* **What you should do**: From the first line of the listing below, retype each line up to and including the one with "(\x,471) circle (4);"; pictures stay out.

****************

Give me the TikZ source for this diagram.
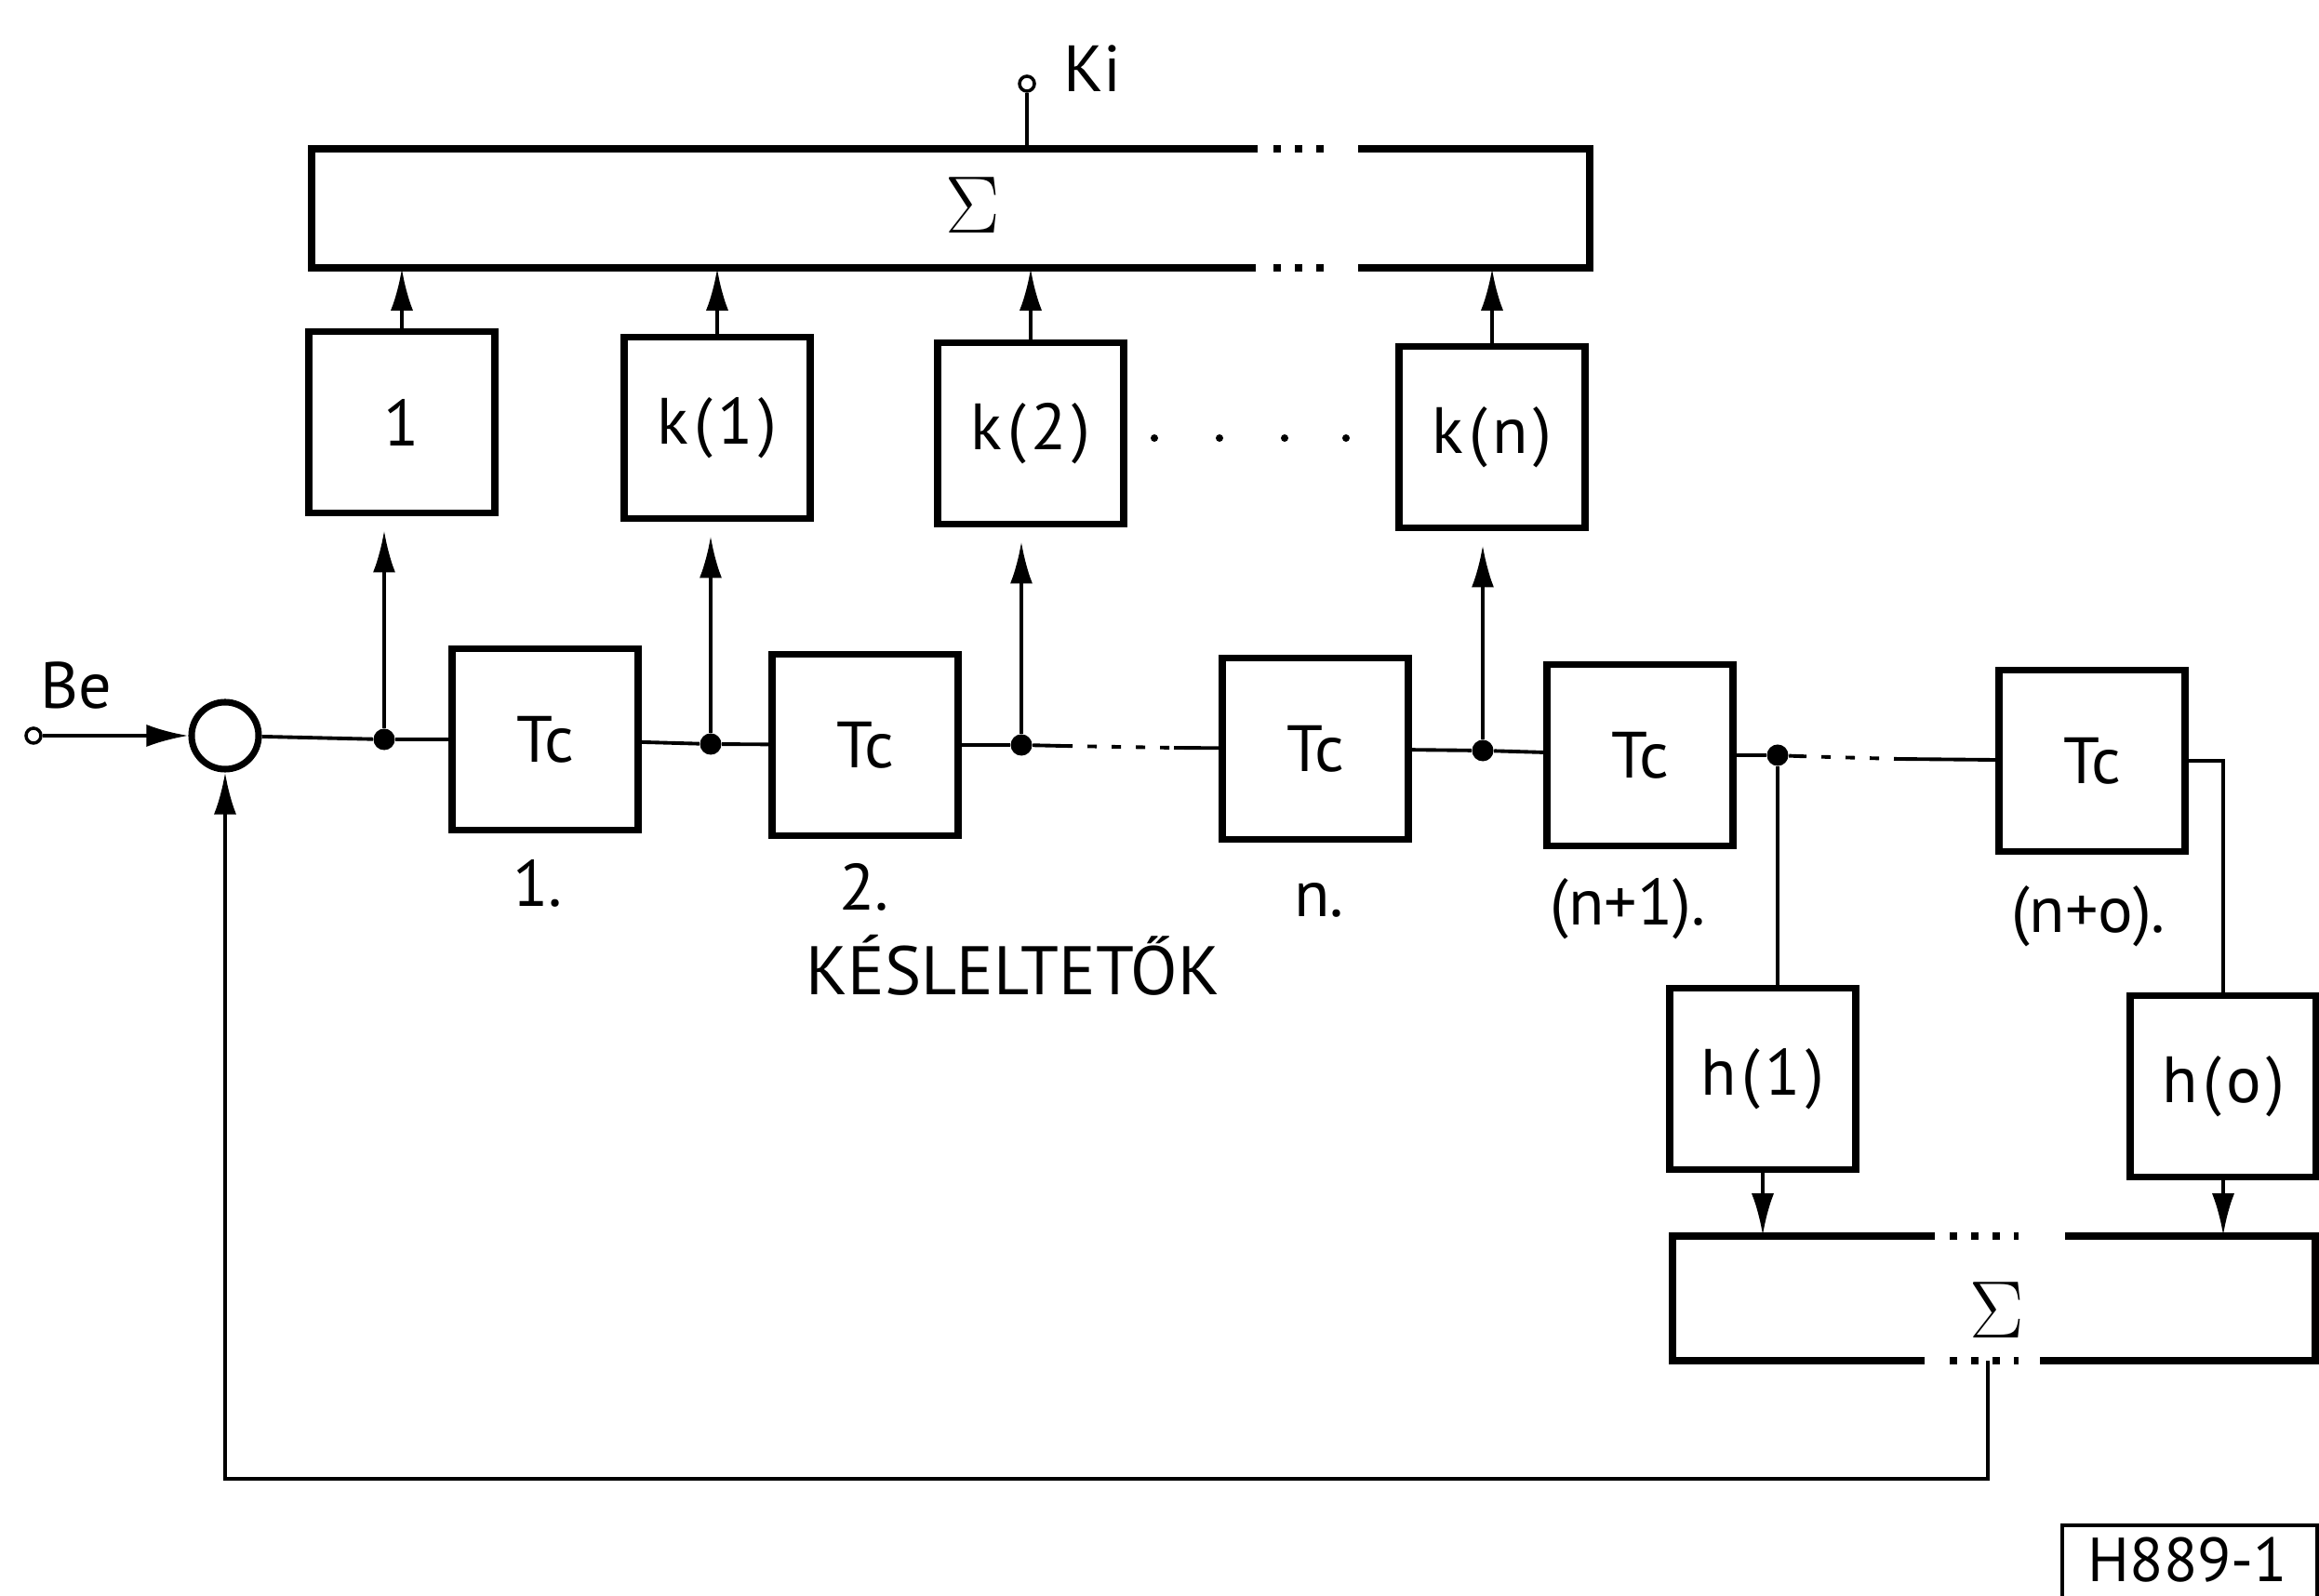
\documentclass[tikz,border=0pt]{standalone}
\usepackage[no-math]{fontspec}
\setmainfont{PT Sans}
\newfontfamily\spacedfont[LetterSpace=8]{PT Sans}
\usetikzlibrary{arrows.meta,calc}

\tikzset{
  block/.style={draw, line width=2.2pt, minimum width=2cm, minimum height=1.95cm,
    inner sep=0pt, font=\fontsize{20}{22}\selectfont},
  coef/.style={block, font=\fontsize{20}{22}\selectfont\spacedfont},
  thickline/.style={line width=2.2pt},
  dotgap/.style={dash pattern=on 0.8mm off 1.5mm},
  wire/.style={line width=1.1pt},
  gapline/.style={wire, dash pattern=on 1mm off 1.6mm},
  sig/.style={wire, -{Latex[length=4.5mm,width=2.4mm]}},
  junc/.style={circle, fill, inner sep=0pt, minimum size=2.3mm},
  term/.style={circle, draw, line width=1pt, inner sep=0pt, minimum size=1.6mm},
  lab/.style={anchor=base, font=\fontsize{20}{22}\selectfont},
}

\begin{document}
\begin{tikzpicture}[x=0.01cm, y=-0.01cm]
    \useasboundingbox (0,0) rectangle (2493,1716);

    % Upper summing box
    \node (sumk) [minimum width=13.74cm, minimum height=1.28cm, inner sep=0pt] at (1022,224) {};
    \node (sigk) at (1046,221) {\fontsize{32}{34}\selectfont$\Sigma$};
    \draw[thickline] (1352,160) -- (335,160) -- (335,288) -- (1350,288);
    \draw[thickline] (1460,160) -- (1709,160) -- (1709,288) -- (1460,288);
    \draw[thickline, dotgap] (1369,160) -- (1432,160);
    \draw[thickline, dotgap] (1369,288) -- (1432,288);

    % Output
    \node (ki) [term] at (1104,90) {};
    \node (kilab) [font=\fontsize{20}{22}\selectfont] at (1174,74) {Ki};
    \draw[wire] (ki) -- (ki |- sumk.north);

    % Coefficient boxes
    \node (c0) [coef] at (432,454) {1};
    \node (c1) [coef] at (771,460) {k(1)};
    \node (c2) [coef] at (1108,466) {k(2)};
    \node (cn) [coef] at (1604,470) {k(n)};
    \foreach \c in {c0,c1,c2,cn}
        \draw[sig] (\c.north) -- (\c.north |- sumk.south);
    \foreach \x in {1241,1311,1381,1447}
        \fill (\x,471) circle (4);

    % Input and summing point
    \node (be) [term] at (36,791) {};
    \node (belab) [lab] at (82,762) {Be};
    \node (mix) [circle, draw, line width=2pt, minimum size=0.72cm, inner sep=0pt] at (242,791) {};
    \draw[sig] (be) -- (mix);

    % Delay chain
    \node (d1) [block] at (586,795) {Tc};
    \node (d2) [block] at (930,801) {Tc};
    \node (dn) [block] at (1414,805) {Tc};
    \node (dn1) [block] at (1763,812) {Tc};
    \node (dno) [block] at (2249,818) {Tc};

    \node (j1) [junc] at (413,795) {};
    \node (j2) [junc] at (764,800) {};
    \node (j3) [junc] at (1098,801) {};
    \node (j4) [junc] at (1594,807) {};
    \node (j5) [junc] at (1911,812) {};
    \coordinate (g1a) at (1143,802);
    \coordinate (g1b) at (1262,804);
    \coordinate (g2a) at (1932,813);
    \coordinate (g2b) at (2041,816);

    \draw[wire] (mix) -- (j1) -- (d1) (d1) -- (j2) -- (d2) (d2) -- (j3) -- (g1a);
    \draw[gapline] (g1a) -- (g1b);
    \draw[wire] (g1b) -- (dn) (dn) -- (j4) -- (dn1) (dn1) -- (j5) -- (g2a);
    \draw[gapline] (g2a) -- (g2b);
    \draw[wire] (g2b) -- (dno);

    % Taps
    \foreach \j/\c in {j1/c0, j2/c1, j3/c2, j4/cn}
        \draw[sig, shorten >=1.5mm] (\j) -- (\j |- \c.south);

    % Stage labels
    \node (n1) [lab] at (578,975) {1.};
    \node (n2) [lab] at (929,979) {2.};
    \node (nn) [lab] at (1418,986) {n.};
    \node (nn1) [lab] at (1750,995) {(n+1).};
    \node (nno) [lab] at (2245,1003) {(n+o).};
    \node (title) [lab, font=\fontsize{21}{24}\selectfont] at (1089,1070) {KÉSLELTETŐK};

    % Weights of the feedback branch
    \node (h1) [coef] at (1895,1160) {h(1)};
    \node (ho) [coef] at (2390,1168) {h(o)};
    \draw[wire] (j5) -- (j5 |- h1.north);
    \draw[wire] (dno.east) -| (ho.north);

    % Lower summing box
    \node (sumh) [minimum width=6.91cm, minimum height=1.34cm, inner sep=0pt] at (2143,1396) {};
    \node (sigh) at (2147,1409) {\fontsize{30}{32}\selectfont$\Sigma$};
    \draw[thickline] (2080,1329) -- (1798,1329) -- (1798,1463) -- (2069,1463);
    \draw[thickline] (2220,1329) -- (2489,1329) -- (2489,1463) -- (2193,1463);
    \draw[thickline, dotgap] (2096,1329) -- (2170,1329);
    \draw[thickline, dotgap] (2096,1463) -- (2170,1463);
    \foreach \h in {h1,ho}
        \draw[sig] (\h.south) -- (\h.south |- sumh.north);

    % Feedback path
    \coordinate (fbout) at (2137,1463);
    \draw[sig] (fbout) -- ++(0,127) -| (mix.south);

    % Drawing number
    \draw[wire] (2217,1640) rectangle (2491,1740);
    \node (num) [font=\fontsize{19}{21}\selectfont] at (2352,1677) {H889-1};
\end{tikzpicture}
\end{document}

****************

* **Answer to this task**:
Give me the TikZ source for this diagram.
\documentclass[tikz,border=0pt]{standalone}
\usepackage[no-math]{fontspec}
\setmainfont{PT Sans}
\newfontfamily\spacedfont[LetterSpace=8]{PT Sans}
\usetikzlibrary{arrows.meta,calc}

\tikzset{
  block/.style={draw, line width=2.2pt, minimum width=2cm, minimum height=1.95cm,
    inner sep=0pt, font=\fontsize{20}{22}\selectfont},
  coef/.style={block, font=\fontsize{20}{22}\selectfont\spacedfont},
  thickline/.style={line width=2.2pt},
  dotgap/.style={dash pattern=on 0.8mm off 1.5mm},
  wire/.style={line width=1.1pt},
  gapline/.style={wire, dash pattern=on 1mm off 1.6mm},
  sig/.style={wire, -{Latex[length=4.5mm,width=2.4mm]}},
  junc/.style={circle, fill, inner sep=0pt, minimum size=2.3mm},
  term/.style={circle, draw, line width=1pt, inner sep=0pt, minimum size=1.6mm},
  lab/.style={anchor=base, font=\fontsize{20}{22}\selectfont},
}

\begin{document}
\begin{tikzpicture}[x=0.01cm, y=-0.01cm]
    \useasboundingbox (0,0) rectangle (2493,1716);

    % Upper summing box
    \node (sumk) [minimum width=13.74cm, minimum height=1.28cm, inner sep=0pt] at (1022,224) {};
    \node (sigk) at (1046,221) {\fontsize{32}{34}\selectfont$\Sigma$};
    \draw[thickline] (1352,160) -- (335,160) -- (335,288) -- (1350,288);
    \draw[thickline] (1460,160) -- (1709,160) -- (1709,288) -- (1460,288);
    \draw[thickline, dotgap] (1369,160) -- (1432,160);
    \draw[thickline, dotgap] (1369,288) -- (1432,288);

    % Output
    \node (ki) [term] at (1104,90) {};
    \node (kilab) [font=\fontsize{20}{22}\selectfont] at (1174,74) {Ki};
    \draw[wire] (ki) -- (ki |- sumk.north);

    % Coefficient boxes
    \node (c0) [coef] at (432,454) {1};
    \node (c1) [coef] at (771,460) {k(1)};
    \node (c2) [coef] at (1108,466) {k(2)};
    \node (cn) [coef] at (1604,470) {k(n)};
    \foreach \c in {c0,c1,c2,cn}
        \draw[sig] (\c.north) -- (\c.north |- sumk.south);
    \foreach \x in {1241,1311,1381,1447}
        \fill (\x,471) circle (4);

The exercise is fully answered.